**Data shown**:
+ + + + + + +

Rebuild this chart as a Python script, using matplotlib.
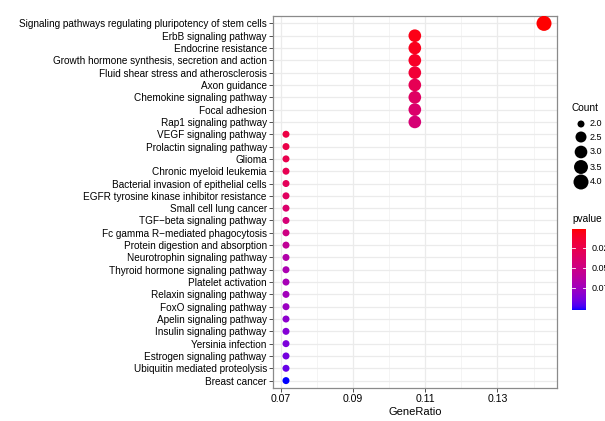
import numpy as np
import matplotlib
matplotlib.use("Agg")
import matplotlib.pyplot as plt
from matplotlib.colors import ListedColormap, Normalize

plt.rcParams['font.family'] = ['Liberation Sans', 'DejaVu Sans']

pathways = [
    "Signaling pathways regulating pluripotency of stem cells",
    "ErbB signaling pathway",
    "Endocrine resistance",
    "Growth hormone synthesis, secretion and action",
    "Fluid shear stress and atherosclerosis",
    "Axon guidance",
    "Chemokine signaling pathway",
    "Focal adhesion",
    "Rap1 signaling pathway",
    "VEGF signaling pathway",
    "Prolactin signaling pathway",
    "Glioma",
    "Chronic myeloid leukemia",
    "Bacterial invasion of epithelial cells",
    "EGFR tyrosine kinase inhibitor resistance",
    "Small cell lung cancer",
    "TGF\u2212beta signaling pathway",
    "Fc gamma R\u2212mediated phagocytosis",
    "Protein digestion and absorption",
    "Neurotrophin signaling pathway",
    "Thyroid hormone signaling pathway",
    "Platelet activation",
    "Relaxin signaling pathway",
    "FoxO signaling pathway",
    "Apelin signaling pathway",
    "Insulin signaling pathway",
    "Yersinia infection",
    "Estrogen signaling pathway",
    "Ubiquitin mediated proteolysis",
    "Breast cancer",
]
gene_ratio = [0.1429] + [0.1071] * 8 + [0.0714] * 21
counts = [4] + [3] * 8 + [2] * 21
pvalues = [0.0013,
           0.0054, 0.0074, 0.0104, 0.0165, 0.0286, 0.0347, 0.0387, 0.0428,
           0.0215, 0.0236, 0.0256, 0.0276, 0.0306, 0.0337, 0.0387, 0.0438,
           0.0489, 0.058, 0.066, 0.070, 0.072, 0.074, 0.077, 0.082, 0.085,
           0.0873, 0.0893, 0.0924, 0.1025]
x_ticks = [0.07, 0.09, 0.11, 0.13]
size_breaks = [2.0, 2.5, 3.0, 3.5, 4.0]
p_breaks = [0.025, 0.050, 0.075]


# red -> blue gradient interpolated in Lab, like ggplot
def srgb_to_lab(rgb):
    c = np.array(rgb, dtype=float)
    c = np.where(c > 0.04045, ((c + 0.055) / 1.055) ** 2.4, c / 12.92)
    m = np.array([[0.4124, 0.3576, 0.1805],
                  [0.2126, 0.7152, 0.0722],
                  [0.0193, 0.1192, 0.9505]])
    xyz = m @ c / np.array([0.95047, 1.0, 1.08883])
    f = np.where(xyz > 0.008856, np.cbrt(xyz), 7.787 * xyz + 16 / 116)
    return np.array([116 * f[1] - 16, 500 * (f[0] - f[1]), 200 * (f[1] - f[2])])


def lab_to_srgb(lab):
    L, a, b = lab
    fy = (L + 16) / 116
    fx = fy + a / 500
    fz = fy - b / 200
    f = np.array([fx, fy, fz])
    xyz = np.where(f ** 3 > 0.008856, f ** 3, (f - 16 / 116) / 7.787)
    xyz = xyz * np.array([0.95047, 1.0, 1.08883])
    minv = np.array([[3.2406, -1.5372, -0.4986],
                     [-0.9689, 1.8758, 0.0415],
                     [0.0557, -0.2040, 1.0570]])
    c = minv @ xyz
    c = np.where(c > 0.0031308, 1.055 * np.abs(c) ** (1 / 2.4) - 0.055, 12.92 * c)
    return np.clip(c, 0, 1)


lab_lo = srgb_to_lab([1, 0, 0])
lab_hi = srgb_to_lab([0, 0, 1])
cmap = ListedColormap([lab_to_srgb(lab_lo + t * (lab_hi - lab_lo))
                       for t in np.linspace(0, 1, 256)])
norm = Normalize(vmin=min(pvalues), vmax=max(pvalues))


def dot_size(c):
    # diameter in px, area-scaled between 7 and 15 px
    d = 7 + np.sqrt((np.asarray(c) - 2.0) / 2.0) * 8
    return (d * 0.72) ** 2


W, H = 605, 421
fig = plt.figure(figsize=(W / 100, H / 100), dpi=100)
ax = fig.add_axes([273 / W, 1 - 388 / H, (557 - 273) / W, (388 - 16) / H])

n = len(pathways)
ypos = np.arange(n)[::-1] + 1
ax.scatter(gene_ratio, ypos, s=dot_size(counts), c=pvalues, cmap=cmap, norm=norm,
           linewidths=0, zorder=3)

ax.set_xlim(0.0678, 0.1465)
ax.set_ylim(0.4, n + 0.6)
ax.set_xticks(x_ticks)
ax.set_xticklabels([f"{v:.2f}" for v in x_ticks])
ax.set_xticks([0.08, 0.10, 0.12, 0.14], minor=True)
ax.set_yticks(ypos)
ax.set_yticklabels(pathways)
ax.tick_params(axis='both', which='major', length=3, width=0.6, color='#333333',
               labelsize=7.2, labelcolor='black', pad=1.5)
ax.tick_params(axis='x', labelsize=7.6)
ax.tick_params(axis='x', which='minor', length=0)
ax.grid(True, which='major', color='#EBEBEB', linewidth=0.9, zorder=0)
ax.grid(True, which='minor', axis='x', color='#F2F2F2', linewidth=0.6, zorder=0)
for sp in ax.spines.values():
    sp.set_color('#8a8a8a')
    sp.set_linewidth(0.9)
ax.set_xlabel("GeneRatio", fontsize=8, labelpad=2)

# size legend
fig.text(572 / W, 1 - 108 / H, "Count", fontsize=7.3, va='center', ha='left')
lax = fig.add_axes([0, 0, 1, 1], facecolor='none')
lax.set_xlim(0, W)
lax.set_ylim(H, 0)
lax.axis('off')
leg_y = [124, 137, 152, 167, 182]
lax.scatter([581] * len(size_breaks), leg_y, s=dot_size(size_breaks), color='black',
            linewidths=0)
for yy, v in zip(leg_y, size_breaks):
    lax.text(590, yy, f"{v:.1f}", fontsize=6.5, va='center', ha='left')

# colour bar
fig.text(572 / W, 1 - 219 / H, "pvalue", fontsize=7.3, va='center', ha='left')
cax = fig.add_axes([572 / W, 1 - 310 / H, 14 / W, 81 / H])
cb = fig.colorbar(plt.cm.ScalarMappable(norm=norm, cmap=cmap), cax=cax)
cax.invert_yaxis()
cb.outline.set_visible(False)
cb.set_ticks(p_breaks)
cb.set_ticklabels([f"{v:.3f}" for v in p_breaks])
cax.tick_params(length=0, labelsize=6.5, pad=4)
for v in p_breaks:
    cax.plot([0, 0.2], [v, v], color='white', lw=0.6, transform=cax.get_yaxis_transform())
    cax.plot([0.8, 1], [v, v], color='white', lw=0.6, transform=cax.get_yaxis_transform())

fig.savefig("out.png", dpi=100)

+ + + + + + +

**Exercise prompt**: Leave out the pictures and repeat exactly the lines from the start of the material through the line that contains "plt.rcParams['font.family'] = ['Liberation", both included.

**Correct answer**:
Rebuild this chart as a Python script, using matplotlib.
import numpy as np
import matplotlib
matplotlib.use("Agg")
import matplotlib.pyplot as plt
from matplotlib.colors import ListedColormap, Normalize

plt.rcParams['font.family'] = ['Liberation Sans', 'DejaVu Sans']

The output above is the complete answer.